Records shown

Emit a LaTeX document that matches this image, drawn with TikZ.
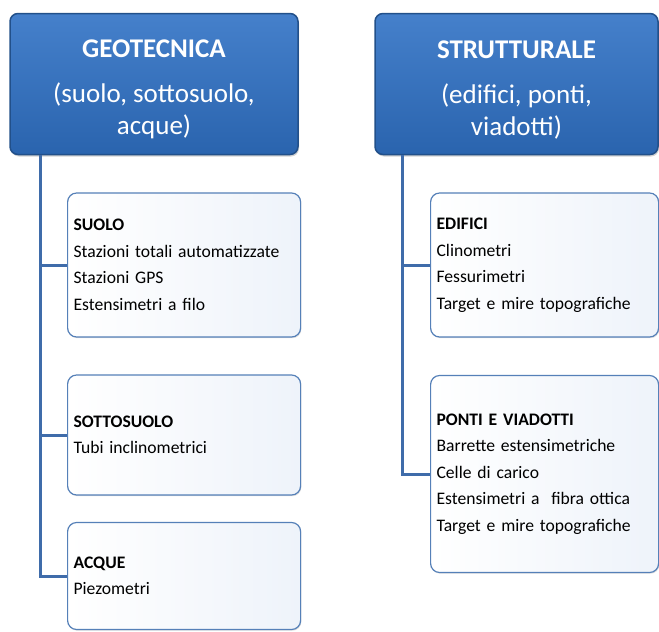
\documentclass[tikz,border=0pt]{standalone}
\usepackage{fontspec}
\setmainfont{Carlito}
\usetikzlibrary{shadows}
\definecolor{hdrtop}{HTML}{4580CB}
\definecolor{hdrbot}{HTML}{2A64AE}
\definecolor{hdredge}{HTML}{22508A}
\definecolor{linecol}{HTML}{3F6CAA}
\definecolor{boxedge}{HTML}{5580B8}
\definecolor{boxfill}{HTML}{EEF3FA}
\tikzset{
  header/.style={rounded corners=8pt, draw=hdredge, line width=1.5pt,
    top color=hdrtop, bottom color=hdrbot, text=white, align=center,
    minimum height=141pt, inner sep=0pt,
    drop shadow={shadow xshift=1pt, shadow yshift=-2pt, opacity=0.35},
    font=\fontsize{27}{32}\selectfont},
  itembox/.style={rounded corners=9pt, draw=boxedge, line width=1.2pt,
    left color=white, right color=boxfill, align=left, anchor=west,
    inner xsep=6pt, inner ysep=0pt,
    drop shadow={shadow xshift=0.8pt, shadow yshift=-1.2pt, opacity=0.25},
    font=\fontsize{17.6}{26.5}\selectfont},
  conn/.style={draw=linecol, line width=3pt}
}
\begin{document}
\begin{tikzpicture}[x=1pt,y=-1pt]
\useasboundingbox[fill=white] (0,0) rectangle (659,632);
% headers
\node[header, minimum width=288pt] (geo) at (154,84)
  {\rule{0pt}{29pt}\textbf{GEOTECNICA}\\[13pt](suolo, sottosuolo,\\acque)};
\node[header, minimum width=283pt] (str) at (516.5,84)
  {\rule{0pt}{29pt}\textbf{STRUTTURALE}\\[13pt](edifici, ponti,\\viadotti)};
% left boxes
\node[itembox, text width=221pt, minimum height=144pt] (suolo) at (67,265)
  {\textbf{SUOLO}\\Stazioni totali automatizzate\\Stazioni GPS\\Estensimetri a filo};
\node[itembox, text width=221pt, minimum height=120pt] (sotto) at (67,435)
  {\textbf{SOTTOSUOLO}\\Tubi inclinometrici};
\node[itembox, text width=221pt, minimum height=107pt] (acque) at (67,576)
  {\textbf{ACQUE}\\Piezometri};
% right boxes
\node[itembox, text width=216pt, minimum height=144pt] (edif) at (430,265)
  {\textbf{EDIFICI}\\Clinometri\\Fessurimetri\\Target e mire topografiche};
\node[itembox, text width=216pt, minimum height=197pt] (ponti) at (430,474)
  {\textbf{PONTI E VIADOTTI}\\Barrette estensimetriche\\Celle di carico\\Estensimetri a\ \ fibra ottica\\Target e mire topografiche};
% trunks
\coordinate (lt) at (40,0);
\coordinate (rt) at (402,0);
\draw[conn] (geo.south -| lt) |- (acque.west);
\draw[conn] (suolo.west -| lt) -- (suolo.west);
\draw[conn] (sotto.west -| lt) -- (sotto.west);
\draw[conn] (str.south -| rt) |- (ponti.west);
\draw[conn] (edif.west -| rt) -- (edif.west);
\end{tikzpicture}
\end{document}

* * *

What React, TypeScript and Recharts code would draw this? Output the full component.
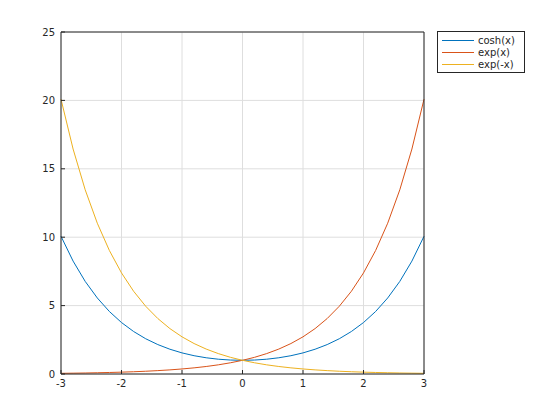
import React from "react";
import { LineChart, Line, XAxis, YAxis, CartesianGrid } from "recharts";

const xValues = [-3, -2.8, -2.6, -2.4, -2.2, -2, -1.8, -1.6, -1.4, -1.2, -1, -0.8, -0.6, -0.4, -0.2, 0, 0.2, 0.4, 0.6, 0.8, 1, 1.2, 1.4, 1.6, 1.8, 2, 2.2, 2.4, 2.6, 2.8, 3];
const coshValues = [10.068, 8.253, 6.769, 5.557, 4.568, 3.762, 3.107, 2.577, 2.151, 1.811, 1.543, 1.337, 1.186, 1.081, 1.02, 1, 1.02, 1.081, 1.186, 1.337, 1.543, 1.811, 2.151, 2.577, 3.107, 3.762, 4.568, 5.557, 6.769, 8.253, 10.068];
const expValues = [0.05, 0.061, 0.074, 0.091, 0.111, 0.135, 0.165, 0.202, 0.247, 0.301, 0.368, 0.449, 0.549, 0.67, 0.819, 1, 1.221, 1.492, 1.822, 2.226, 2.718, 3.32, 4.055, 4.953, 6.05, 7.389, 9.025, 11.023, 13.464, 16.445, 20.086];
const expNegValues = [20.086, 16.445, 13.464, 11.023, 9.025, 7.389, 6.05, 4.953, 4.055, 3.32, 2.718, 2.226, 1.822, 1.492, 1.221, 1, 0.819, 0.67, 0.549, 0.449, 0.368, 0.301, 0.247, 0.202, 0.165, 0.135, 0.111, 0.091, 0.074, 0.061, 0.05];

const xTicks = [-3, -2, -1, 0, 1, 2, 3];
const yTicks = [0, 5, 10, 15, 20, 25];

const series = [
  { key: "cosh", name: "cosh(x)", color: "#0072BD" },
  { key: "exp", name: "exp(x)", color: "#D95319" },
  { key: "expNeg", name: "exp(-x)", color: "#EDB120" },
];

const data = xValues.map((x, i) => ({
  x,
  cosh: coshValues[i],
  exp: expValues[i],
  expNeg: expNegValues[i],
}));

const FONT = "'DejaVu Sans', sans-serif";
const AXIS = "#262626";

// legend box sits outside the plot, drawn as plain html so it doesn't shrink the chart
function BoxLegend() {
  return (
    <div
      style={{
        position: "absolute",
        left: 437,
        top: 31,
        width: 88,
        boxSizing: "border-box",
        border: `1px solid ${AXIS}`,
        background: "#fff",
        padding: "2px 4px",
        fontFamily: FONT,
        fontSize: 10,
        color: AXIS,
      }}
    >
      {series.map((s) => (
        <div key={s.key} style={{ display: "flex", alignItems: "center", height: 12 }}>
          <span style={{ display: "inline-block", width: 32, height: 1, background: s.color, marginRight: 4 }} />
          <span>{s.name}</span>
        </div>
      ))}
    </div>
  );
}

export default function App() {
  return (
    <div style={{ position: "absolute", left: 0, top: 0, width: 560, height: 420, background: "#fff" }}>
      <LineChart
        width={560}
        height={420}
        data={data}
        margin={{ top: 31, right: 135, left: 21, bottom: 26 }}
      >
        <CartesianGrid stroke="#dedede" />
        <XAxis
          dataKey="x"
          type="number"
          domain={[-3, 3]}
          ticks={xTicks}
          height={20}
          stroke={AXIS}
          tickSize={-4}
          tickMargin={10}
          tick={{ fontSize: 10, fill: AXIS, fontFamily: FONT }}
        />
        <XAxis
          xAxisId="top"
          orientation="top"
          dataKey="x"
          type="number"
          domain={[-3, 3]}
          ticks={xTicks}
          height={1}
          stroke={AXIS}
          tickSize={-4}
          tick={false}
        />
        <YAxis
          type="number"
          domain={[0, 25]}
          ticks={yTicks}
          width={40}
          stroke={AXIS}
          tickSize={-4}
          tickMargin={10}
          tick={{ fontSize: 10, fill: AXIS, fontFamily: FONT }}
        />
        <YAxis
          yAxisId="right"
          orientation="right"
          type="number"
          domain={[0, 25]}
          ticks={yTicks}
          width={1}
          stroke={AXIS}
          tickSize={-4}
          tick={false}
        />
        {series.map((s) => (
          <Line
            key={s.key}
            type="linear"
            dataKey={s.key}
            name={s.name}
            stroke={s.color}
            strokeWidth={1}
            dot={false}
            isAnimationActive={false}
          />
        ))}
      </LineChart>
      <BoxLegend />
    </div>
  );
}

Aim of the exercise
Return exactly the lines from the one with "What React, TypeScript" to the one with "XAxis, YAxis, CartesianGrid", inclusive, and nothing else; skip the pictures.

Answer to this exercise
What React, TypeScript and Recharts code would draw this? Output the full component.
import React from "react";
import { LineChart, Line, XAxis, YAxis, CartesianGrid } from "recharts";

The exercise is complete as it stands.